From one dashboard, you can manage:
- Centralised authentication and RBAC
- Unified monitoring
- Shared application catalogs
- GitOps pipelines through Fleet
- Consistent security policies
Replicating this with cloud-native tools requires jumping between different consoles, CLI tools, and IAM models.
Winner: Rancher, by a wide margin.
The Best of Both Worlds: Managing AKS, EKS & GKE Through Rancher
Here's the part that surprises many teams:
You don't need to choose between Rancher and managed services - you can use both.
Rancher Manager can directly provision and configure managed clusters in AWS, Azure, and Google Cloud. Provide cloud credentials once, and you can create, upgrade, and scale these clusters - including node pools - from within Rancher's interface.

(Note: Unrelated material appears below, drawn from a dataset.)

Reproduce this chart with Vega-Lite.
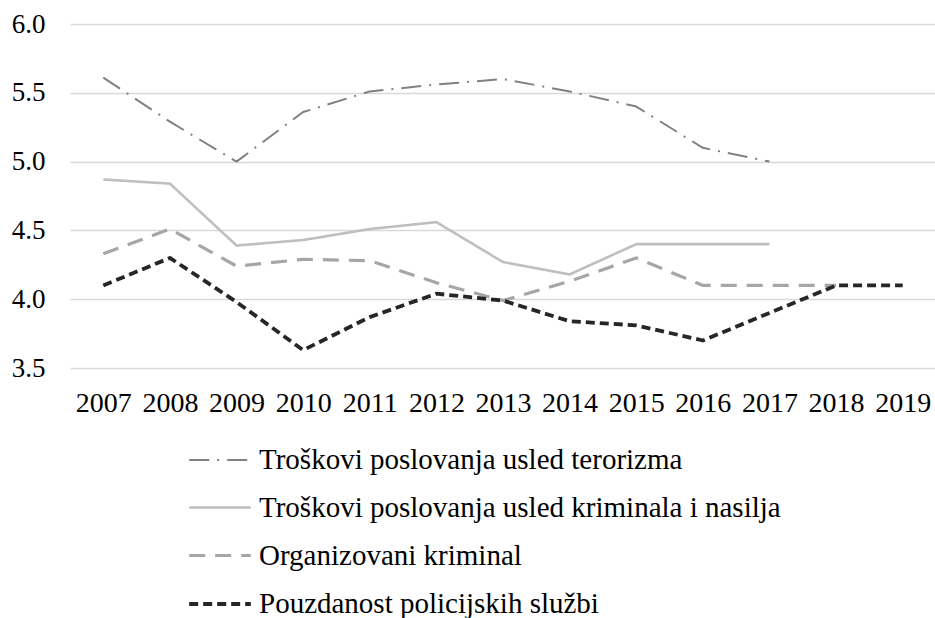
{
  "$schema": "https://vega.github.io/schema/vega-lite/v6.json",
  "autosize": "none",
  "width": 866,
  "height": 344,
  "padding": {"left": 70, "top": 24, "right": 0, "bottom": 250},
  "background": "white",
  "config": {
    "view": {"stroke": null},
    "font": "Liberation Serif",
    "axis": {"labelFont": "Liberation Serif", "labelColor": "#000000", "labelFontSize": 27},
    "legend": {"labelFont": "Liberation Serif", "labelColor": "#000000", "labelFontSize": 29, "labelLimit": 0}
  },
  "data": {
    "values": [
      {"year": "2007", "series": "Troškovi poslovanja usled terorizma", "value": 5.61},
      {"year": "2008", "series": "Troškovi poslovanja usled terorizma", "value": 5.29},
      {"year": "2009", "series": "Troškovi poslovanja usled terorizma", "value": 5.0},
      {"year": "2010", "series": "Troškovi poslovanja usled terorizma", "value": 5.36},
      {"year": "2011", "series": "Troškovi poslovanja usled terorizma", "value": 5.51},
      {"year": "2012", "series": "Troškovi poslovanja usled terorizma", "value": 5.56},
      {"year": "2013", "series": "Troškovi poslovanja usled terorizma", "value": 5.6},
      {"year": "2014", "series": "Troškovi poslovanja usled terorizma", "value": 5.51},
      {"year": "2015", "series": "Troškovi poslovanja usled terorizma", "value": 5.4},
      {"year": "2016", "series": "Troškovi poslovanja usled terorizma", "value": 5.1},
      {"year": "2017", "series": "Troškovi poslovanja usled terorizma", "value": 5.0},
      {"year": "2007", "series": "Troškovi poslovanja usled kriminala i nasilja", "value": 4.87},
      {"year": "2008", "series": "Troškovi poslovanja usled kriminala i nasilja", "value": 4.84},
      {"year": "2009", "series": "Troškovi poslovanja usled kriminala i nasilja", "value": 4.39},
      {"year": "2010", "series": "Troškovi poslovanja usled kriminala i nasilja", "value": 4.43},
      {"year": "2011", "series": "Troškovi poslovanja usled kriminala i nasilja", "value": 4.51},
      {"year": "2012", "series": "Troškovi poslovanja usled kriminala i nasilja", "value": 4.56},
      {"year": "2013", "series": "Troškovi poslovanja usled kriminala i nasilja", "value": 4.27},
      {"year": "2014", "series": "Troškovi poslovanja usled kriminala i nasilja", "value": 4.18},
      {"year": "2015", "series": "Troškovi poslovanja usled kriminala i nasilja", "value": 4.4},
      {"year": "2016", "series": "Troškovi poslovanja usled kriminala i nasilja", "value": 4.4},
      {"year": "2017", "series": "Troškovi poslovanja usled kriminala i nasilja", "value": 4.4},
      {"year": "2007", "series": "Organizovani kriminal", "value": 4.33},
      {"year": "2008", "series": "Organizovani kriminal", "value": 4.51},
      {"year": "2009", "series": "Organizovani kriminal", "value": 4.24},
      {"year": "2010", "series": "Organizovani kriminal", "value": 4.29},
      {"year": "2011", "series": "Organizovani kriminal", "value": 4.28},
      {"year": "2012", "series": "Organizovani kriminal", "value": 4.12},
      {"year": "2013", "series": "Organizovani kriminal", "value": 3.99},
      {"year": "2014", "series": "Organizovani kriminal", "value": 4.13},
      {"year": "2015", "series": "Organizovani kriminal", "value": 4.3},
      {"year": "2016", "series": "Organizovani kriminal", "value": 4.1},
      {"year": "2017", "series": "Organizovani kriminal", "value": 4.1},
      {"year": "2018", "series": "Organizovani kriminal", "value": 4.1},
      {"year": "2007", "series": "Pouzdanost policijskih službi", "value": 4.1},
      {"year": "2008", "series": "Pouzdanost policijskih službi", "value": 4.3},
      {"year": "2009", "series": "Pouzdanost policijskih službi", "value": 3.98},
      {"year": "2010", "series": "Pouzdanost policijskih službi", "value": 3.63},
      {"year": "2011", "series": "Pouzdanost policijskih službi", "value": 3.87},
      {"year": "2012", "series": "Pouzdanost policijskih službi", "value": 4.04},
      {"year": "2013", "series": "Pouzdanost policijskih službi", "value": 3.99},
      {"year": "2014", "series": "Pouzdanost policijskih službi", "value": 3.84},
      {"year": "2015", "series": "Pouzdanost policijskih službi", "value": 3.81},
      {"year": "2016", "series": "Pouzdanost policijskih službi", "value": 3.7},
      {"year": "2017", "series": "Pouzdanost policijskih službi", "value": 3.9},
      {"year": "2018", "series": "Pouzdanost policijskih službi", "value": 4.1},
      {"year": "2019", "series": "Pouzdanost policijskih službi", "value": 4.1}
    ]
  },
  "mark": {"type": "line", "strokeCap": "butt", "strokeJoin": "round"},
  "encoding": {
    "x": {
      "field": "year", "type": "ordinal",
      "scale": {"type": "point", "padding": 0.5},
      "axis": {"title": null, "labelAngle": 0, "domain": false, "ticks": false, "labelPadding": 21, "labelFontSize": 28, "grid": false}
    },
    "y": {
      "field": "value", "type": "quantitative",
      "scale": {"domain": [3.5, 6.0], "zero": false, "nice": false},
      "axis": {"title": null, "values": [3.5, 4.0, 4.5, 5.0, 5.5, 6.0], "format": ".1f", "domain": false, "ticks": false, "labelPadding": 25, "gridColor": "#d9d9d9", "gridWidth": 1.3}
    },
    "color": {
      "field": "series", "type": "nominal",
      "scale": {
        "domain": ["Troškovi poslovanja usled terorizma", "Troškovi poslovanja usled kriminala i nasilja", "Organizovani kriminal", "Pouzdanost policijskih službi"],
        "range": ["#808080", "#bfbfbf", "#a6a6a6", "#262626"]
      },
      "legend": {
        "title": null, "orient": "none", "legendX": 117, "legendY": 404,
        "direction": "vertical", "symbolType": "stroke", "symbolSize": 3800,
        "labelOffset": 6, "rowPadding": -22, "symbolStrokeWidth": 3, "labelLimit": 0
      }
    },
    "strokeDash": {
      "field": "series", "type": "nominal",
      "scale": {
        "domain": ["Troškovi poslovanja usled terorizma", "Troškovi poslovanja usled kriminala i nasilja", "Organizovani kriminal", "Pouzdanost policijskih službi"],
        "range": [[20, 8, 2, 8], [1, 0], [16, 10], [9, 5]]
      },
      "legend": null
    },
    "strokeWidth": {
      "field": "series", "type": "nominal",
      "scale": {
        "domain": ["Troškovi poslovanja usled terorizma", "Troškovi poslovanja usled kriminala i nasilja", "Organizovani kriminal", "Pouzdanost policijskih službi"],
        "range": [2, 3.8, 3.5, 3.8]
      },
      "legend": null
    }
  }
}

This unlocks a powerful hybrid-cloud operating model:
Unified Provisioning
Provision an on-prem RKE2 cluster and a cloud-managed EKS cluster using the same workflow. No need for teams to learn different cloud-specific CLIs or APIs.
Centralised Authentication
Rancher allows you to use your organisation's central identity provider - LDAP, SAML, or OIDC - to manage access across all clusters. No more battling with complex AWS IAM roles for Kubernetes access.

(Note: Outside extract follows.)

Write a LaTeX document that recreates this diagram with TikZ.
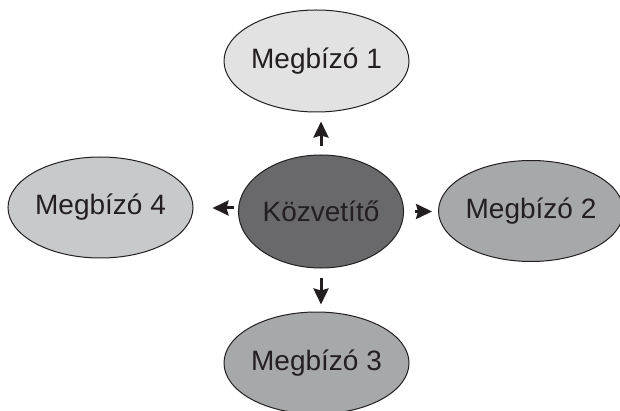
\documentclass[tikz,border=0pt]{standalone}
\usepackage{fontspec}
\setmainfont{Liberation Sans}
\usepackage{tikz}
\usetikzlibrary{arrows.meta,shapes.geometric,calc}
\definecolor{szoveg}{HTML}{231F20}
\definecolor{vilagos}{HTML}{E2E2E3}
\definecolor{kozep}{HTML}{C8C9CB}
\definecolor{sotet}{HTML}{A7A8AA}
\definecolor{kozvetito}{HTML}{69696B}
\tikzstyle{megbizo}=[ellipse, draw=szoveg, line width=1pt, text=szoveg,
  inner sep=0pt, font=\fontsize{28}{32}\selectfont]
\tikzstyle{nyil}=[draw, line width=3pt, color=szoveg,
  -{Stealth[length=16pt,width=15pt,inset=2pt]}]
\newcommand{\megbizo}[4]{node (p#1)[megbizo, fill=#2, minimum width=#3pt, minimum height=#4pt]}

\begin{document}
\begin{tikzpicture}[x=1pt,y=-1pt]
  \useasboundingbox (0,0) rectangle (620,411);

  % Draw diagram elements
  \path (321,211.5) \megbizo{0}{kozvetito}{150}{113}{Közvetítő};
  \path (316.5,61) \megbizo{1}{vilagos}{185}{102}{Megbízó 1};
  \path (531,211) \megbizo{2}{sotet}{178}{101}{Megbízó 2};
  \path (316.5,363) \megbizo{3}{sotet}{185}{102}{Megbízó 3};
  \path (100.5,207.5) \megbizo{4}{kozep}{185}{101}{Megbízó 4};

  % Draw arrows between elements
  \path [nyil, shorten <=8pt, shorten >=9pt] (p0.north) -- (p0.north |- p1.south);
  \path [nyil, shorten <=11pt, shorten >=6pt] (p0.east) -- (p0.east -| p2.west);
  \path [nyil, shorten <=9pt, shorten >=7pt] (p0.south) -- (p0.south |- p3.north);
  \path [nyil, shorten <=4pt, shorten >=19pt] ($(p0.west)+(0,-3.5)$) -- ($(p0.west -| p4.east)+(0,-3.5)$);

\end{tikzpicture}
\end{document}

Consistent Day-2 Operations
Once a managed cluster is imported or provisioned, it behaves just like any other cluster in Rancher:
- Same monitoring
- Same security tools
- Same GitOps pipelines
- Same operational workflows
This creates a unified Kubernetes platform across all environments, something cloud providers do not deliver on their own.

Key Takeaways: When to Use What
1. Choose Standalone Managed Services if:
- You are fully committed to one cloud
- You want minimal infrastructure operations
- You operate only a small number of clusters
2.Choose Rancher as your Central Platform if:
- You run hybrid or multi-cloud environments
- You operate at the edge or in air-gapped settings
- You want a single control plane for all clusters - including EKS, AKS, and GKE
- You want consistent security, governance, and tooling everywhere
- You want to simplify Kubernetes consumption for developers
Final Thoughts: Beyond the "Easy Button"
Managed Kubernetes services are an excellent starting point. But for organisations operating at scale, the biggest challenge is achieving consistent, secure management across all environments.
Rancher solves this by providing a single, unified platform that manages everything from on-prem RKE2 clusters to cloud-managed EKS and AKS clusters. It offers the convenience of managed services while adding a powerful layer of control and visibility.
For many enterprises Darumatic works with, this hybrid approach delivers the best of both worlds - reducing operational burden while enabling a strategic, multi-cloud Kubernetes platform.